For Databricks setup instructions, see this.

Usage Instructions

Listener configuration

The configuration and registration of the PerfGazer listener can be done either via Spark configuration properties or programmatically via code change.

Configuration via Spark properties

A typical usage of PerfGazer via spark-shell is the following (for spark-submit it is similar). Please, change the version, using the latest release: .

spark-shell \
  --packages io.github.amadeusitgroup:perfgazer_spark_3-5-2_2.12:0.0.1 \
  --conf spark.extraListeners=com.amadeus.perfgazer.PerfGazer \
  --conf spark.perfgazer.sink.class=com.amadeus.perfgazer.JsonSink \
  --conf spark.perfgazer.sink.json.destination=/tmp/perfgazer/jsonsink/date={{perfgazer.now.year}}-{{perfgazer.now.month}}-{{perfgazer.now.day}}/applicationId={{spark.app.id}}

Change the versions as needed.

The following properties are available to configure the PerfGazer listener and its sink:

PerfGazer settings:

spark.perfgazer.sql.enabled: enable/disable sql level metrics collection (default: true)
spark.perfgazer.jobs.enabled: enable/disable job level metrics collection (default: true)
spark.perfgazer.stages.enabled: enable/disable stage level metrics collection (default: true)
spark.perfgazer.tasks.enabled: enable/disable task level metrics collection (default: false)
spark.perfgazer.max.cache.size: maximum number of events to keep in memory (default: 100 events)
spark.perfgazer.sink.class: fully qualified class name of the sink to use

Json Sink settings:

spark.perfgazer.sink.json.destination: destination path for the JSON sink (if using JsonSink)
spark.perfgazer.sink.json.writeBatchSize: number of records to reach before writing to disk (if using JsonSink, default: 100 records)
spark.perfgazer.sink.json.fileSizeLimit: size of JSON file to reach before switching to a new file (if using JsonSink, default: 209715200 bytes = 200 MB)
spark.perfgazer.sink.json.asyncFlushTimeoutMillisecsKey: maximum time to wait regularly before flushing reports to disk (in milliseconds)
spark.perfgazer.sink.json.waitForCloseTimeoutMillisecsKey: maximum time to wait for graceful close of the sink (in milliseconds)

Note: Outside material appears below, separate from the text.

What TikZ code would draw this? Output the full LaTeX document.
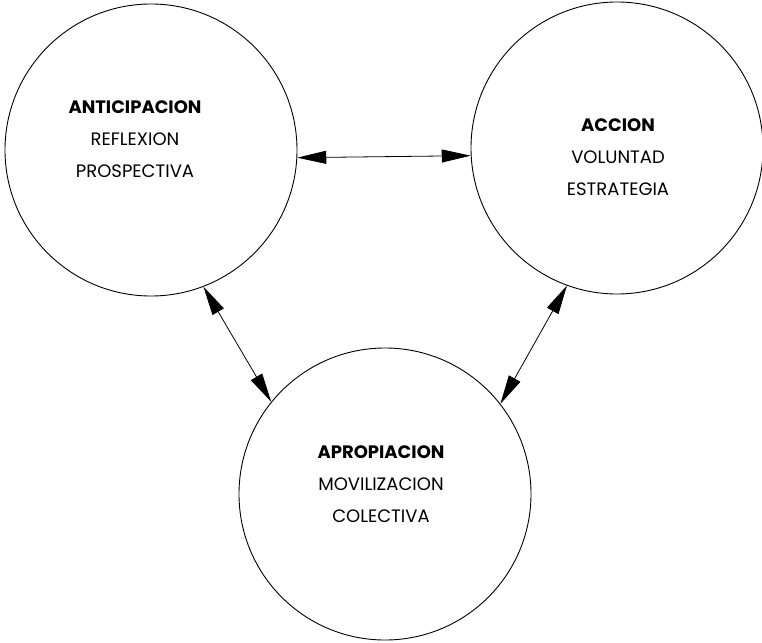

Note: the JsonSink uses the POSIX interface on the driver to write JSON files.

PerfGazer comes with a shutdown hook that ensures that the listener is closed gracefully on driver JVM shutdown.

Configuration via code change

You can configure and register the listener in your Scala code as follows:

import com.amadeus.perfgazer.{JsonSink, PerfGazer, PerfGazerConfig}

val jsonSink = new JsonSink(
  JsonSink.Config(
    destination = "/dbfs/perfgazer/v1/",
    writeBatchSize = 100,
    fileSizeLimit = 10L*1024
  ),
  spark.conf
)

val perfGazerConfig = PerfGazerConfig(
  sqlEnabled = true,
  jobsEnabled = true,
  stagesEnabled = true,
  tasksEnabled = false,
  maxCacheSize = 100
)

val perfGazer = new PerfGazer(perfGazerConfig, jsonSink)

// register the listener
spark.sparkContext.addSparkListener(perfgazer)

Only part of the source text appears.